Ülkemizde emeği ile yaşayan, alın teri ile çalışan her vatandaşın gözü gibi koruması gereken bir kurum Sosyal Güvenlik Kurumu. Ancak son yıllarda artan bütçe desteğine rağmen sıkıntı çeken, pek çok ilacı karşılamayan ve katılım payı altında vatandaşın ilaca ulaşmasını zorlaştıran bu güzide Kurumumuz, korkarız ki EYT ( Emeklilikte Yaşa Takılanlar) olarak bilinen kitlenin emeklilik sistemine alınması ile daha da zor günler yaşayacak.
SGK neden zorlanıyor?
Çeşitli nedenleri olmakla beraber en önemlisi Kayıtdışılık. TÜİK verilerine göre Türkiye’ de kayıt dışı istihdam %38 mertebesinde. Kayıtdışı istihdamın yüzde 55’e yakını tarım kesiminde çalışmakta. ( Aslında son dönemde bu alanda özellikle kaçak Afganların çalıştığı göz önüne alındığında bu oranın yükselmiş olması da kuvvetle muhtemeldir. ) Kayıtdışılığa; tamamen sistem dışında kalanların yanı sıra, kayıtlı olup geliri gerçek gelir üzerinden gösterilmeyen çalışanlar da neden oluyor. Dolayısıyla kayıtdışı istihdam, bağımlı ya da bağımsız çalışanların çalışmalarının ilgili kamu ve kuruluşlarına (başta vergi dairesi olmak üzere, sosyal güvenlik kurumları, belediyeler vb.) hiç bildirilmemesi ya da gün ve/veya ücret olarak eksik bildirilmesi şeklinde ortaya çıkıyor. Bu durum sigorta prim gelirlerini azalttığı gibi, gelir vergisi kaynaklarını da etkileyerek sosyal yardım ve sosyal hizmetlerin finansmanında ciddi sıkıntılara yol açıyor.

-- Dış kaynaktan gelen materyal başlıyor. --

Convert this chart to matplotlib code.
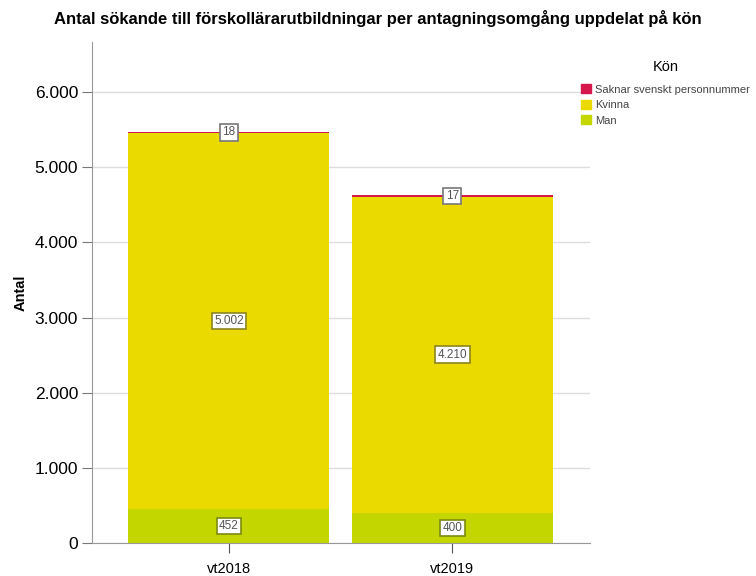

Son yıllarda üretim ve hizmet sektöründe yabancı çalışanların sayısının nasıl arttığı herkesin malumu. Bir lokantaya gittiğinizde yabancı çalışanlar hemen fark ediliyor. Bir fabrikaya gittiğinizde ise artık Türk Vatandaşı çalışanlar kadar düzensiz göçmen/ kaçak çalışan sayıları var. İşverenler kendi içinde rasyonel davranıyorlar. Bu insanlara Türk çalışanlardan 1) Daha az maaş ödüyorlar, 2)Sigorta yapmadıkları için hem vergi hem de SGK pirimi ödemiyorlar. 3) Dahası bu insanlara kıdem tazminatı karşılığı da ayırmıyorlar. Sistem / Sistemsizlik işverenleri özellikle kayıt dışı personel çalıştırmaya teşvik ediyor. Bunun yansımasını ise SGK’nın her gün bozulan mali yapısında görüyoruz. Her gün artan emekli sayısına rağmen prim ödeyen çalışan sayısı artmıyor. İdeal bir emeklilik sisteminde 4 çalışan 1 emekli olması gerekirken, bugün ülkemizde bu sayı 1,7 çalışan ortalamasına düşmüş durumda ki orta vadede sürdürülemeyecek bir bütçe sorunu ile karşılaşacağız.
Daha düşük paraya, sigortasız çalışmaya razı milyonlarca nüfus ülkemize gelmiş iken, polisiye önlemlerle işverenlerin yabancı çalıştırması engellenemeyecektir. Bu durum daha da uzarsa, T.C. vatandaşlarının yeterli süre sigortalı bir işte çalışamamaları nedeni ile emeklilik yaşları geldiğinde emekli olamamaları gibi sosyal sonuç çıkartacaktır. Çare; Milyonlarca vasıfsız kaçak göçmenin süratle ülkelerine gönderilmeleri, ve böylelikle işverenlerin Türkiye Cumhuriyeti vatandaşlarını istihdam ederek, SGK’nın rasyolarının daha da bozulmasının engellenmesidir.